Summer is con season. Which means designers pitching their prototypes to publishers at Origins, Dice Tower Con, Gen Con and other various cons. There are so many good designs out there, some of which will go home with publishers for evaluation. For some designers, summer con season will end with the ultimate "yes" and a contract. Congratulations if you are one of them.
Even more designers will get their hopes up, only to hear a "no". If you read my three previous posts, you will know that I heard "no" many different times and many different ways before a sweet "yes" I received after Origins. How can you as a game designer find encouragement after a "no"?
Try to remember that publishers look at things differently than play testers. While play testers will tell you whether they would be willing to buy one of your games, publishers must decide whether they could sell thousands. To the publisher, whether to say "yes" to your game is a business decision that goes way beyond whether a game is fun. Still, as a designer, the "no" can be very disappointing. I have found that the further my prototype makes it through the evaluation process, the tougher the "no" can be when it comes.
Where have I found encouragement after a publisher says "no"?
1. Encouragement from Publisher Positive Comments
Once the initial sting of the disappointment has worn off, go back and look over again what the publisher said. What positive things did the publisher have to say about your game? Take encouragement from any positive feedback in the rejection email. Was your game not strong enough for that publisher to sign, or was it more a matter of your game was not a good fit for their product line? I have had publishers tell me great game, not a good fit for us, and then encourage me to keep looking because the game is worthy of publication. Whatever positive thing a publisher says about your game as they say "no" - hold onto that. Remind yourself of those positive words as needed.

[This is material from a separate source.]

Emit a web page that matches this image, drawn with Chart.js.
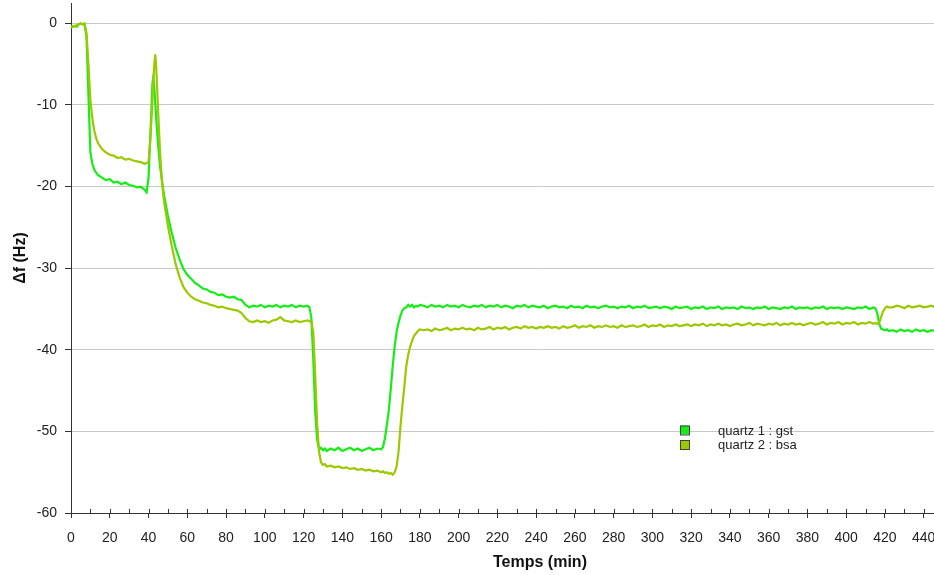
<!DOCTYPE html>
<html><head><meta charset="UTF-8"><title>quartz gst / bsa</title>
<script src="https://cdn.jsdelivr.net/npm/chart.js@4"></script>
<style>
html, body { margin: 0; padding: 0; background: #fff; overflow: hidden; }
#wrap { position: relative; width: 1009px; height: 575px; }
</style></head><body>
<div id="wrap"><canvas id="c"></canvas></div>
<script>
// temps (min) -- denser where the signal moves fast
const temps = [
  0,1,2,3,4,5,6,7,8,9,10,11,12,13,14,
  16,18,20,22,24,26,28,30,32,34,36,38,
  39,40,41,42,42.5,43,43.5,44,45,46,47,48,50,52,54,56,58,60,
  62,64,66,68,70,72,74,76,78,80,82,84,86,88,90,92,94,96,98,100,102,104,106,108,110,112,114,116,118,120,122,
  123,124,125,126,127,128,129,130,131,
  132,134,136,138,140,142,144,146,148,150,152,154,156,158,160,
  161,162,163,164,165,166,167,168,169,170,171,172,173,174,175,176,177,178,179,180,
  182,184,186,188,190,192,194,196,198,200,202,204,206,208,210,212,214,216,218,220,
  222,224,226,228,230,232,234,236,238,240,242,244,246,248,250,252,254,256,258,260,
  262,264,266,268,270,272,274,276,278,280,282,284,286,288,290,292,294,296,298,300,
  302,304,306,308,310,312,314,316,318,320,322,324,326,328,330,332,334,336,338,340,
  342,344,346,348,350,352,354,356,358,360,362,364,366,368,370,372,374,376,378,380,
  382,384,386,388,390,392,394,396,398,400,402,404,406,408,410,412,414,
  415,416,417,418,419,420,421,422,
  424,426,428,430,432,434,436,438,440,442,444,446
];

// quartz 1 : gst (Hz)
const gst = [
  -0.5,-0.4,-0.3,-0.4,-0.1,0.0,-0.1,-0.2,-1.6,-8.8,-15.8,-17.2,-17.9,-18.3,-18.6,
  -18.9,-19.2,-19.1,-19.5,-19.4,-19.7,-19.5,-19.8,-19.9,-20.1,-20.0,-20.4,
  -20.7,-18.9,-13.5,-7.4,-6.6,-8.0,-9.8,-11.8,-15.0,-17.6,-19.4,-21.0,-23.6,-25.7,-27.5,-28.9,-30.1,-30.8,
  -31.3,-31.8,-32.1,-32.5,-32.6,-32.9,-33.0,-33.3,-33.2,-33.5,-33.6,-33.5,-33.8,-33.9,-34.5,-34.8,-34.6,-34.7,-34.5,-34.8,-34.6,-34.7,-34.5,-34.8,-34.6,-34.7,-34.5,-34.8,-34.6,-34.7,-34.6,
  -34.8,-36.0,-41.0,-47.5,-51.0,-52.2,-52.0,-52.3,-52.1,
  -52.4,-52.1,-52.3,-52.0,-52.4,-52.2,-52.0,-52.3,-52.1,-52.4,-52.2,-52.0,-52.3,-52.1,-52.2,
  -51.9,-50.8,-49.2,-47.4,-44.8,-42.0,-39.6,-37.8,-36.7,-35.8,-35.2,-34.9,-34.8,-34.5,-34.7,-34.5,-34.8,-34.6,-34.7,-34.5,
  -34.6,-34.8,-34.5,-34.7,-34.6,-34.8,-34.5,-34.7,-34.6,-34.8,-34.5,-34.7,-34.8,-34.6,-34.7,-34.5,-34.8,-34.6,-34.7,-34.5,
  -34.8,-34.6,-34.7,-34.9,-34.6,-34.7,-34.5,-34.8,-34.6,-34.7,-34.8,-34.6,-34.9,-34.7,-34.6,-34.8,-34.7,-34.9,-34.6,-34.8,
  -34.7,-34.9,-34.6,-34.8,-34.7,-34.9,-34.7,-34.6,-34.8,-34.7,-34.9,-34.7,-34.8,-34.6,-34.9,-34.7,-34.8,-34.6,-34.9,-34.8,
  -34.7,-34.9,-34.7,-34.8,-35.0,-34.7,-34.9,-34.8,-34.7,-35.0,-34.8,-34.9,-34.7,-35.0,-34.8,-34.9,-34.7,-35.0,-34.8,-34.9,
  -34.8,-35.0,-34.7,-34.9,-34.8,-35.0,-34.8,-34.9,-34.7,-35.0,-34.8,-34.9,-35.0,-34.8,-34.9,-34.7,-35.0,-34.8,-34.9,-34.8,
  -35.0,-34.8,-34.9,-34.7,-35.0,-34.8,-34.9,-34.8,-35.0,-34.8,-34.9,-35.0,-34.8,-34.9,-34.7,-35.0,-34.8,
  -34.9,-35.5,-36.8,-37.4,-37.5,-37.6,-37.5,-37.7,
  -37.6,-37.8,-37.5,-37.7,-37.6,-37.8,-37.5,-37.7,-37.6,-37.8,-37.6,-37.7
];

// quartz 2 : bsa (Hz)
const bsa = [
  -0.4,-0.3,-0.4,-0.2,-0.1,0.0,-0.1,0.0,-1.2,-5.0,-9.4,-11.6,-13.1,-14.1,-14.7,
  -15.4,-15.8,-16.1,-16.2,-16.5,-16.4,-16.7,-16.6,-16.8,-16.9,-17.0,-17.2,
  -17.1,-17.0,-14.0,-9.5,-7.0,-5.0,-3.8,-5.5,-11.0,-16.0,-19.6,-21.8,-24.8,-27.3,-29.5,-31.1,-32.3,-33.0,
  -33.5,-33.8,-34.0,-34.2,-34.3,-34.5,-34.6,-34.8,-34.7,-34.9,-35.0,-35.1,-35.2,-35.5,-36.1,-36.5,-36.6,-36.4,-36.6,-36.5,-36.7,-36.4,-36.3,-36.0,-36.4,-36.5,-36.6,-36.4,-36.6,-36.5,-36.4,
  -36.5,-36.6,-37.8,-43.0,-49.0,-52.5,-53.8,-54.1,-54.0,
  -54.3,-54.2,-54.4,-54.3,-54.5,-54.4,-54.6,-54.5,-54.7,-54.6,-54.8,-54.7,-54.9,-54.8,-55.0,
  -54.9,-55.1,-55.0,-55.2,-55.1,-55.3,-55.0,-54.3,-52.5,-49.4,-46.8,-44.5,-42.0,-40.6,-39.6,-38.9,-38.3,-38.0,-37.7,-37.5,
  -37.6,-37.5,-37.7,-37.4,-37.6,-37.5,-37.3,-37.6,-37.4,-37.5,-37.3,-37.5,-37.4,-37.6,-37.3,-37.5,-37.4,-37.2,-37.5,-37.3,
  -37.4,-37.2,-37.5,-37.3,-37.2,-37.4,-37.1,-37.3,-37.2,-37.4,-37.2,-37.3,-37.1,-37.3,-37.2,-37.4,-37.1,-37.3,-37.2,-37.0,
  -37.3,-37.1,-37.2,-37.0,-37.3,-37.1,-37.2,-37.0,-37.2,-37.1,-37.3,-37.0,-37.2,-37.1,-37.0,-37.2,-37.1,-36.9,-37.2,-37.0,
  -37.1,-36.9,-37.2,-37.0,-37.1,-36.9,-37.1,-37.0,-36.9,-37.1,-36.9,-37.0,-36.8,-37.1,-36.9,-37.0,-36.8,-37.0,-36.9,-37.1,
  -36.9,-36.8,-37.0,-36.9,-36.7,-37.0,-36.8,-36.9,-37.0,-36.8,-36.9,-36.7,-37.0,-36.8,-36.9,-36.7,-36.9,-36.8,-37.0,-36.8,
  -36.7,-36.9,-36.8,-36.6,-36.9,-36.7,-36.8,-36.6,-36.9,-36.7,-36.8,-36.6,-36.9,-36.7,-36.8,-36.6,-36.8,
  -36.7,-36.8,-36.7,-36.0,-35.3,-34.9,-34.7,-34.8,
  -34.8,-34.6,-34.7,-34.9,-34.6,-34.8,-34.7,-34.6,-34.8,-34.7,-34.6,-34.8
];

const yTicks = [0,-10,-20,-30,-40,-50,-60];
const xTicks = [0,10,20,30,40,50,60,70,80,90,100,110,120,130,140,150,160,170,180,190,200,210,220,230,
  240,250,260,270,280,290,300,310,320,330,340,350,360,370,380,390,400,410,420,430,440,450,460,470,480];
const xLabelEvery = 20, xLastLabel = 440;

const GREEN = '#14ee14', OLIVE = '#9cc800';
const FONT = '"Liberation Sans", Arial, sans-serif';
Chart.defaults.font.family = FONT;
Chart.defaults.color = '#222';

// small upward tick marks on the time axis
const upTicks = {
  id: 'upTicks',
  afterDraw(chart) {
    const s = chart.scales.x, ctx = chart.ctx, y0 = chart.chartArea.bottom;
    ctx.save(); ctx.strokeStyle = '#333'; ctx.lineWidth = 1;
    s.ticks.forEach(t => {
      const px = Math.round(s.getPixelForValue(t.value)) + 0.5;
      ctx.beginPath(); ctx.moveTo(px, y0 - 4); ctx.lineTo(px, y0); ctx.stroke();
    });
    ctx.restore();
  }
};

// legend drawn inside the plot, like the original software
const innerLegend = {
  id: 'innerLegend',
  afterDatasetsDraw(chart) {
    const ctx = chart.ctx;
    ctx.save();
    ctx.font = '13px ' + FONT;
    ctx.textBaseline = 'middle';
    chart.data.datasets.forEach((ds, i) => {
      const y = 425.5 + i * 14.5;
      ctx.fillStyle = ds.borderColor;
      ctx.fillRect(680, y, 9, 9);
      ctx.strokeStyle = '#444'; ctx.lineWidth = 1;
      ctx.strokeRect(680.5, y + 0.5, 9, 9);
      ctx.fillStyle = '#222';
      ctx.fillText(ds.label, 718, y + 5.5);
    });
    ctx.restore();
  }
};

new Chart(document.getElementById('c'), {
  type: 'line',
  data: {
    datasets: [
      { label: 'quartz 1 : gst', data: temps.map((t, i) => ({ x: t, y: gst[i] })), borderColor: GREEN, borderWidth: 2.2, pointRadius: 0, order: 2 },
      { label: 'quartz 2 : bsa', data: temps.map((t, i) => ({ x: t, y: bsa[i] })), borderColor: OLIVE, borderWidth: 2.2, pointRadius: 0, order: 1 }
    ]
  },
  options: {
    responsive: true, maintainAspectRatio: false, animation: false,
    layout: { padding: { top: 3, right: 0, bottom: 0, left: 0 } },
    plugins: { legend: { display: false }, tooltip: { enabled: false } },
    scales: {
      x: {
        type: 'linear', min: 0, max: 484,
        afterBuildTicks: s => { s.ticks = xTicks.map(v => ({ value: v })); },
        afterFit: s => { s.height = 62; s.paddingLeft = 0; s.paddingRight = 0; },
        border: { color: '#333', width: 1 },
        grid: { drawOnChartArea: false, tickLength: 5, tickColor: c => (c.tick && c.tick.value % xLabelEvery === 0) ? '#333' : 'rgba(0,0,0,0)' },
        ticks: { autoSkip: false, maxRotation: 0, padding: 12, font: { size: 14 }, color: '#222',
          callback: v => (v % xLabelEvery === 0 && v <= xLastLabel) ? String(v) : '' },
        title: { display: true, text: 'Temps (min)', font: { size: 16, weight: 'bold' }, color: '#111', padding: { top: 0, bottom: 2.5 } }
      },
      y: {
        min: -60, max: 2.5,
        afterBuildTicks: s => { s.ticks = yTicks.map(v => ({ value: v })); },
        afterFit: s => { s.width = 71; s.paddingTop = 0; s.paddingBottom = 0; },
        border: { color: '#333', width: 1 },
        grid: { color: '#c8c8c8', lineWidth: 1, tickLength: 6, tickColor: '#333' },
        ticks: { padding: 8, font: { size: 14 }, color: '#222' },
        title: { display: true, text: 'Δf (Hz)', font: { size: 16, weight: 'bold' }, color: '#111', padding: { top: 10.5, bottom: 0 } }
      }
    }
  },
  plugins: [upTicks, innerLegend]
});
</script></body></html>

2. Encouragement from Critical Feedback
Does the publisher feedback point out a weakness in your prototype or something that would make your game even better? Value that feedback. When a publisher tells you a change that would make your game more likely to be signed, that is a gift. Act on it, so that you will have an even better chance of success with the next publisher to request your prototype for evaluation. It is hard to hear "no" from a publisher. Yet I can tell you that several of my game designs were improved by quality publisher feedback that came with the "no". Be encouraged when experienced industry veterans take the time to evaluate your prototype and give you their advice for what could push it over the top with the next publisher.
3. Encouragement from Play Tester Feedback
For me, after a publisher says "no" to a design, some of my biggest rebounds come when I get that prototype back on a public play test table. Take that prototype somewhere where the publisher "no" can be followed with some positive play tester feedback. There are times when I have felt doubts about a prototype after a publisher "no". Hearing play testers say things like "great game", or "I would totally buy this" won't completely wipe away the disappointment. Yet it may be the words you need to hear to pick yourself up and encourage you to continue the search for the right publisher match.
Thank you for reading. I hope other designers find this useful.